▶ _TO DO_
Return the records word for word. Any pictures in them are not part of the copy.

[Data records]
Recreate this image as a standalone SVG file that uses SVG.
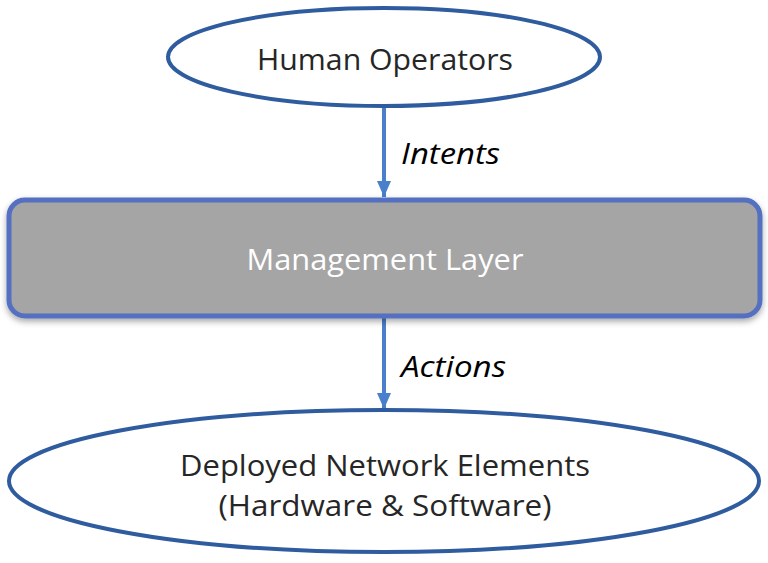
<svg xmlns="http://www.w3.org/2000/svg" width="768" height="563" viewBox="0 0 768 563">
<style>
text{font-family:"Open Sans","Noto Sans",sans-serif;font-size:29px;fill:#262626;text-anchor:middle}
.it{font-style:italic;fill:#000;text-anchor:start}
.ell{fill:#fff;stroke:#2F5C9E;stroke-width:4}
.conn{stroke:#4A7FCB;stroke-width:4;fill:none}
</style>
<defs>
<marker id="ah" markerUnits="userSpaceOnUse" markerWidth="16" markerHeight="14" refX="16" refY="7" orient="auto">
<path d="M0,0 L16,7 L0,14 Z" fill="#4A7FCB"/>
</marker>
<filter id="sh" x="-5%" y="-10%" width="110%" height="130%">
<feDropShadow dx="0" dy="3" stdDeviation="3" flood-color="#000" flood-opacity="0.35"/>
</filter>
</defs>
<g id="connectors">
<line class="conn" x1="384" y1="106" x2="384" y2="197" marker-end="url(#ah)"/>
<line class="conn" x1="384" y1="318" x2="384" y2="409" marker-end="url(#ah)"/>
<text class="it" x="401" y="164" textLength="99" lengthAdjust="spacingAndGlyphs">Intents</text>
<text class="it" x="401" y="377" textLength="105" lengthAdjust="spacingAndGlyphs">Actions</text>
</g>
<g id="human">
<ellipse class="ell" cx="384" cy="57" rx="216" ry="49"/>
<text x="385" y="70" textLength="256" lengthAdjust="spacingAndGlyphs">Human Operators</text>
</g>
<g id="mgmt">
<rect x="9" y="200" width="751" height="116" rx="16" fill="#A5A5A5" stroke="#5470C0" stroke-width="5" filter="url(#sh)"/>
<text x="385" y="270" fill="#fff" style="fill:#fff" textLength="277" lengthAdjust="spacingAndGlyphs">Management Layer</text>
</g>
<g id="deployed">
<ellipse class="ell" cx="384" cy="481" rx="375" ry="71"/>
<text x="385" y="476" textLength="410" lengthAdjust="spacingAndGlyphs">Deployed Network Elements</text>
<text x="385" y="516" textLength="333" lengthAdjust="spacingAndGlyphs">(Hardware &amp; Software)</text>
</g>
</svg>
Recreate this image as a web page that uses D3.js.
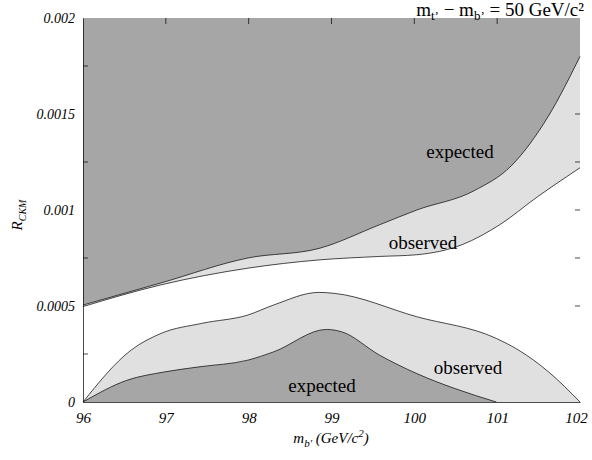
<!DOCTYPE html><html><head><script src="https://cdn.jsdelivr.net/npm/d3@7"></script>
<style>body{margin:0;background:#fff}text{font-family:"Liberation Serif","DejaVu Serif",serif !important}</style></head><body><svg id="c" width="592" height="460"></svg>
<script>
const xTicks=[96,97,98,99,100,101,102];
const yTicks=[0,0.0005,0.001,0.0015,0.002];
const yTickLabels=["0","0.0005","0.001","0.0015","0.002"];
const lowObsX=[96,96.58,96.94,97.44,97.99,98.3,98.85,99.03,100.03,100.99,101.26,101.62,102];
const lowObsY=[0,0.00027,0.000357,0.00041,0.000453,0.000505,0.000571,0.000566,0.000444,0.000331,0.00027,0.000157,0];
const lowExpX=[96,96.53,96.99,97.4,97.99,98.3,98.94,99.12,99.58,100.03,100.49,100.99];
const lowExpY=[0,0.000113,0.000157,0.000183,0.000218,0.000261,0.000378,0.000366,0.000244,0.000148,0.00007,0];
const upExpX=[96,96.94,97.99,98.85,99.58,100.03,100.72,101.17,101.62,102];
const upExpY=[0.000505,0.00062,0.00075,0.0008,0.000923,0.001,0.0011,0.00123,0.00149,0.0018];
const upObsX=[96,96.94,97.99,98.85,99.58,100.03,100.58,101.03,101.49,102];
const upObsY=[0.000497,0.00061,0.000697,0.00074,0.000758,0.000767,0.00082,0.000923,0.00107,0.00122];
const svg=d3.select("#c");
const x=d3.scaleLinear().domain([96,102]).range([83,580]);
const y=d3.scaleLinear().domain([0,0.002]).range([402,18]);
const zip=(a,b)=>a.map((v,i)=>[v,b[i]]);
const line=d3.line().x(d=>x(d[0])).y(d=>y(d[1])).curve(d3.curveMonotoneX);
const area=d3.area().x(d=>x(d[0])).y1(d=>y(d[1])).curve(d3.curveMonotoneX);
svg.append("path").attr("d",area.y0(y(0.002))(zip(upObsX,upObsY))).attr("fill","#e0e0e0");
svg.append("path").attr("d",area.y0(y(0.002))(zip(upExpX,upExpY))).attr("fill","#a6a6a6");
svg.append("path").attr("d",area.y0(y(0))(zip(lowObsX,lowObsY))).attr("fill","#e0e0e0");
svg.append("path").attr("d",area.y0(y(0))(zip(lowExpX,lowExpY))).attr("fill","#a6a6a6");
[[upObsX,upObsY],[upExpX,upExpY],[lowObsX,lowObsY],[lowExpX,lowExpY]].forEach(([a,b])=>
 svg.append("path").attr("d",line(zip(a,b))).attr("fill","none").attr("stroke","#000").attr("stroke-width",0.7));
const ax=svg.append("g").attr("transform","translate(0,402)").call(d3.axisBottom(x).tickValues(xTicks).tickFormat(d3.format("d")).tickSize(0).tickPadding(10));
ax.selectAll("text").attr("font-size",15).attr("font-style","italic");
ax.selectAll("text").filter(d=>d===102).attr("dx",-4);
ax.select(".domain").attr("stroke-width",0.7);
const ay=svg.append("g").attr("transform","translate(83,0)").call(d3.axisLeft(y).tickValues(yTicks).tickFormat((d,i)=>yTickLabels[i]).tickSize(0).tickPadding(8));
ay.selectAll("text").attr("font-size",14).attr("font-style","italic");
ay.select(".domain").attr("stroke-width",0.7);
xTicks.slice(1,-1).forEach(v=>{svg.append("line").attr("x1",x(v)).attr("x2",x(v)).attr("y1",18).attr("y2",24).attr("stroke","#000").attr("stroke-width",0.7);});
[0.0005,0.00075,0.001,0.0015,0.00125].forEach(v=>{svg.append("line").attr("x1",580).attr("x2",575).attr("y1",y(v)).attr("y2",y(v)).attr("stroke","#000").attr("stroke-width",0.7);});
[0.00025,0.00075,0.00125,0.00175].forEach(v=>{svg.append("line").attr("x1",83).attr("x2",88).attr("y1",y(v)).attr("y2",y(v)).attr("stroke","#000").attr("stroke-width",0.7);});
const t=(px,py,s,fs)=>svg.append("text").attr("x",px).attr("y",py).attr("font-size",fs||19).attr("text-anchor","middle").text(s);
t(460,158,"expected");t(423,249,"observed");t(468,374,"observed");t(322,392,"expected");
const ti=svg.append("text").attr("x",584).attr("y",16).attr("text-anchor","end").attr("font-size",19);
ti.append("tspan").text("m");ti.append("tspan").attr("font-size",13).attr("dy",4).text("t’");
ti.append("tspan").attr("dy",-4).text(" − m");ti.append("tspan").attr("font-size",13).attr("dy",4).text("b’");
ti.append("tspan").attr("dy",-4).text(" = 50 GeV/c²");
const xl=svg.append("text").attr("x",331).attr("y",443).attr("text-anchor","middle").attr("font-size",15).attr("font-style","italic");
xl.append("tspan").text("m");xl.append("tspan").attr("font-size",11).attr("dy",4).text("b'");xl.append("tspan").attr("dy",-4).text(" (GeV/c");
xl.append("tspan").attr("font-size",11).attr("dy",-6).text("2");xl.append("tspan").attr("dy",6).text(")");
const yl=svg.append("text").attr("transform","translate(22,215) rotate(-90)").attr("text-anchor","middle").attr("font-size",15).attr("font-style","italic");
yl.append("tspan").text("R");yl.append("tspan").attr("font-size",10).attr("dy",4).text("CKM");
</script></body></html>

▶ _EXERCISE RESPONSE_
Recreate this image as a standalone SVG file that uses SVG.
<svg xmlns="http://www.w3.org/2000/svg" width="768" height="563" viewBox="0 0 768 563">
<style>
text{font-family:"Open Sans","Noto Sans",sans-serif;font-size:29px;fill:#262626;text-anchor:middle}
.it{font-style:italic;fill:#000;text-anchor:start}
.ell{fill:#fff;stroke:#2F5C9E;stroke-width:4}
.conn{stroke:#4A7FCB;stroke-width:4;fill:none}
</style>
<defs>
<marker id="ah" markerUnits="userSpaceOnUse" markerWidth="16" markerHeight="14" refX="16" refY="7" orient="auto">
<path d="M0,0 L16,7 L0,14 Z" fill="#4A7FCB"/>
</marker>
<filter id="sh" x="-5%" y="-10%" width="110%" height="130%">
<feDropShadow dx="0" dy="3" stdDeviation="3" flood-color="#000" flood-opacity="0.35"/>
</filter>
</defs>
<g id="connectors">
<line class="conn" x1="384" y1="106" x2="384" y2="197" marker-end="url(#ah)"/>
<line class="conn" x1="384" y1="318" x2="384" y2="409" marker-end="url(#ah)"/>
<text class="it" x="401" y="164" textLength="99" lengthAdjust="spacingAndGlyphs">Intents</text>
<text class="it" x="401" y="377" textLength="105" lengthAdjust="spacingAndGlyphs">Actions</text>
</g>
<g id="human">
<ellipse class="ell" cx="384" cy="57" rx="216" ry="49"/>
<text x="385" y="70" textLength="256" lengthAdjust="spacingAndGlyphs">Human Operators</text>
</g>
<g id="mgmt">
<rect x="9" y="200" width="751" height="116" rx="16" fill="#A5A5A5" stroke="#5470C0" stroke-width="5" filter="url(#sh)"/>
<text x="385" y="270" fill="#fff" style="fill:#fff" textLength="277" lengthAdjust="spacingAndGlyphs">Management Layer</text>
</g>
<g id="deployed">
<ellipse class="ell" cx="384" cy="481" rx="375" ry="71"/>
<text x="385" y="476" textLength="410" lengthAdjust="spacingAndGlyphs">Deployed Network Elements</text>
<text x="385" y="516" textLength="333" lengthAdjust="spacingAndGlyphs">(Hardware &amp; Software)</text>
</g>
</svg>
Recreate this image as a web page that uses D3.js.
<!DOCTYPE html><html><head><script src="https://cdn.jsdelivr.net/npm/d3@7"></script>
<style>body{margin:0;background:#fff}text{font-family:"Liberation Serif","DejaVu Serif",serif !important}</style></head><body><svg id="c" width="592" height="460"></svg>
<script>
const xTicks=[96,97,98,99,100,101,102];
const yTicks=[0,0.0005,0.001,0.0015,0.002];
const yTickLabels=["0","0.0005","0.001","0.0015","0.002"];
const lowObsX=[96,96.58,96.94,97.44,97.99,98.3,98.85,99.03,100.03,100.99,101.26,101.62,102];
const lowObsY=[0,0.00027,0.000357,0.00041,0.000453,0.000505,0.000571,0.000566,0.000444,0.000331,0.00027,0.000157,0];
const lowExpX=[96,96.53,96.99,97.4,97.99,98.3,98.94,99.12,99.58,100.03,100.49,100.99];
const lowExpY=[0,0.000113,0.000157,0.000183,0.000218,0.000261,0.000378,0.000366,0.000244,0.000148,0.00007,0];
const upExpX=[96,96.94,97.99,98.85,99.58,100.03,100.72,101.17,101.62,102];
const upExpY=[0.000505,0.00062,0.00075,0.0008,0.000923,0.001,0.0011,0.00123,0.00149,0.0018];
const upObsX=[96,96.94,97.99,98.85,99.58,100.03,100.58,101.03,101.49,102];
const upObsY=[0.000497,0.00061,0.000697,0.00074,0.000758,0.000767,0.00082,0.000923,0.00107,0.00122];
const svg=d3.select("#c");
const x=d3.scaleLinear().domain([96,102]).range([83,580]);
const y=d3.scaleLinear().domain([0,0.002]).range([402,18]);
const zip=(a,b)=>a.map((v,i)=>[v,b[i]]);
const line=d3.line().x(d=>x(d[0])).y(d=>y(d[1])).curve(d3.curveMonotoneX);
const area=d3.area().x(d=>x(d[0])).y1(d=>y(d[1])).curve(d3.curveMonotoneX);
svg.append("path").attr("d",area.y0(y(0.002))(zip(upObsX,upObsY))).attr("fill","#e0e0e0");
svg.append("path").attr("d",area.y0(y(0.002))(zip(upExpX,upExpY))).attr("fill","#a6a6a6");
svg.append("path").attr("d",area.y0(y(0))(zip(lowObsX,lowObsY))).attr("fill","#e0e0e0");
svg.append("path").attr("d",area.y0(y(0))(zip(lowExpX,lowExpY))).attr("fill","#a6a6a6");
[[upObsX,upObsY],[upExpX,upExpY],[lowObsX,lowObsY],[lowExpX,lowExpY]].forEach(([a,b])=>
 svg.append("path").attr("d",line(zip(a,b))).attr("fill","none").attr("stroke","#000").attr("stroke-width",0.7));
const ax=svg.append("g").attr("transform","translate(0,402)").call(d3.axisBottom(x).tickValues(xTicks).tickFormat(d3.format("d")).tickSize(0).tickPadding(10));
ax.selectAll("text").attr("font-size",15).attr("font-style","italic");
ax.selectAll("text").filter(d=>d===102).attr("dx",-4);
ax.select(".domain").attr("stroke-width",0.7);
const ay=svg.append("g").attr("transform","translate(83,0)").call(d3.axisLeft(y).tickValues(yTicks).tickFormat((d,i)=>yTickLabels[i]).tickSize(0).tickPadding(8));
ay.selectAll("text").attr("font-size",14).attr("font-style","italic");
ay.select(".domain").attr("stroke-width",0.7);
xTicks.slice(1,-1).forEach(v=>{svg.append("line").attr("x1",x(v)).attr("x2",x(v)).attr("y1",18).attr("y2",24).attr("stroke","#000").attr("stroke-width",0.7);});
[0.0005,0.00075,0.001,0.0015,0.00125].forEach(v=>{svg.append("line").attr("x1",580).attr("x2",575).attr("y1",y(v)).attr("y2",y(v)).attr("stroke","#000").attr("stroke-width",0.7);});
[0.00025,0.00075,0.00125,0.00175].forEach(v=>{svg.append("line").attr("x1",83).attr("x2",88).attr("y1",y(v)).attr("y2",y(v)).attr("stroke","#000").attr("stroke-width",0.7);});
const t=(px,py,s,fs)=>svg.append("text").attr("x",px).attr("y",py).attr("font-size",fs||19).attr("text-anchor","middle").text(s);
t(460,158,"expected");t(423,249,"observed");t(468,374,"observed");t(322,392,"expected");
const ti=svg.append("text").attr("x",584).attr("y",16).attr("text-anchor","end").attr("font-size",19);
ti.append("tspan").text("m");ti.append("tspan").attr("font-size",13).attr("dy",4).text("t’");
ti.append("tspan").attr("dy",-4).text(" − m");ti.append("tspan").attr("font-size",13).attr("dy",4).text("b’");
ti.append("tspan").attr("dy",-4).text(" = 50 GeV/c²");
const xl=svg.append("text").attr("x",331).attr("y",443).attr("text-anchor","middle").attr("font-size",15).attr("font-style","italic");
xl.append("tspan").text("m");xl.append("tspan").attr("font-size",11).attr("dy",4).text("b'");xl.append("tspan").attr("dy",-4).text(" (GeV/c");
xl.append("tspan").attr("font-size",11).attr("dy",-6).text("2");xl.append("tspan").attr("dy",6).text(")");
const yl=svg.append("text").attr("transform","translate(22,215) rotate(-90)").attr("text-anchor","middle").attr("font-size",15).attr("font-style","italic");
yl.append("tspan").text("R");yl.append("tspan").attr("font-size",10).attr("dy",4).text("CKM");
</script></body></html>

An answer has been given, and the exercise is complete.